Anyone who has used Surefire's 2-mode clicky lights from the past half decade will have no problems navigating this user interface. It is a shame that the output can't be locked into one or the other but as I have no needs for a true tactical light I can't say I've ever had issues with this. 

If you wait just one or two heartbeats before turning the light back on after turning it off, it'll stay in its current mode. To me this is quite usable. I don't find myself flicking lights on and off repeatedly normally when I am using and not just playing.


----------



## scout24 (Dec 20, 2013)

Would someone be able to take a picture next to a 6P sized light? The pics posted were beautiful, but I'm not familiar with the other lights shown...


----------



## Slumber (Dec 20, 2013)

scout24 said:


> Would someone be able to take a picture next to a 6P sized light?

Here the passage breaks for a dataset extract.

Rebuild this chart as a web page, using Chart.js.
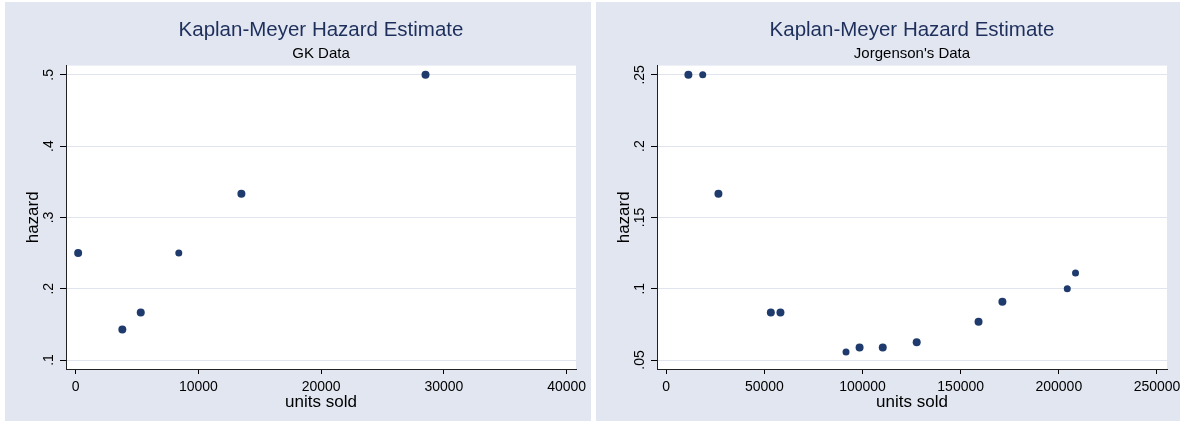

The pics posted were beautiful, but I'm not familiar with the other lights shown...




Not my pic, but this is the closet I could find via google


----------



## 3Cylinders (Dec 21, 2013)

carrot said:


> I only briefly compared them last night because I was exhausted from a long week but the X10/MMU-X still has noticeably better throw than the MMU-X3. The hotspot is much tighter and also has greater lux.
> 
> The MMU-X3 is not lacking in throw but the X10 definitely out throws it.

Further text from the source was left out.